Sunday, July 09, 2000

Ohio likes to plan for disasters - after one strikes




By James Hannah
The Associated Press

        DAYTON, Ohio — History has a lesson for those who dismiss the risk of earthquakes in Ohio.

        There was no planning for massive flooding in the state until after 1913, when Dayton and other western Ohio communities were devastated by the region's worst natural disaster.

        The flooding, which killed 467 people statewide, led to the Miami Conservancy District, a $30 million first-of-its-kind network of levies and dams that limit the flow of river water.

        “The 1913 flood would have probably revisited this area many times since 1913 if it weren't for that series of dams to stem that flow,” said Ed Kovar, executive director of the Miami Valley Emergency Management Agency.

        An early spring thaw in 1913 saturated the basins of the Great Miami, Mad and Stillwater rivers, which come together in Dayton. Then it began to rain and didn't stop for five days.

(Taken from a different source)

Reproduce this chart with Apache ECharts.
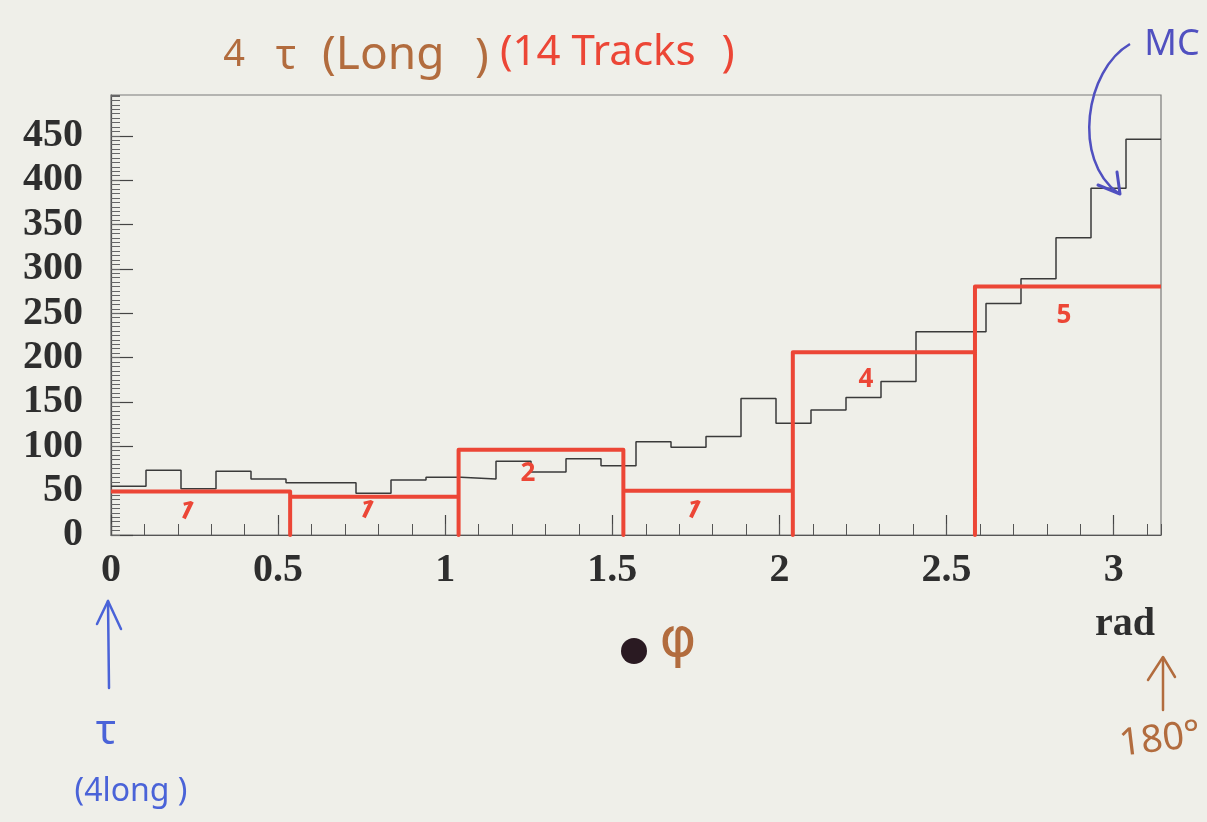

        The water, with nowhere else to go, breached the earthen levees and poured into Dayton. A brown wave of water — up to 20 feet deep in some places — streamed downtown. Natural gas lines snapped, and fires broke out around the city.

        The riverside communities of Sidney, Piqua, Troy, Miamisburg, Germantown, Franklin, Middletown and Hamilton were also swamped.

        “After the 1913 flood, people became more cognizant of flooding,” Mr. Kovar said. “And we were in a phase of our history where technologically we could do something about it.”

        The Englewood, Germantown, Huffman, Lockington and Taylorsville dams were completed in 1922 and have since prevented an estimated 1,300 floods in communities along the river.

        Mr. Kovar said that when he attends national conventions on flood control, western Ohio's series of dams and levees is pointed to as a model.

        “The Miami Conservancy is nationally recognized as one of the greatest stories in flood prevention,” he said.

        And the memory of the 1913 flood continues to drive efforts to keep it from ever happening again. In June 1998, funding was approved for the first phase of a $24 million project to repair the deteriorating dams.

        In contrast, Mr. Kovar said, most Ohioans are not prepared or concerned about earthquakes.

        “A lot of people even laugh about it,” he said.

        He said that if a major earthquake struck the state, Ohioans would probably react the way they did after the 1913 flood.

        “New building codes would be established,” he said. “There are tried and tested types of construction that can be built that can help buildings withstand large earthquakes. And there would be renewed interest in mass-casualty plans.”

        Mr. Kovar also said there likely would be a run on earthquake insurance.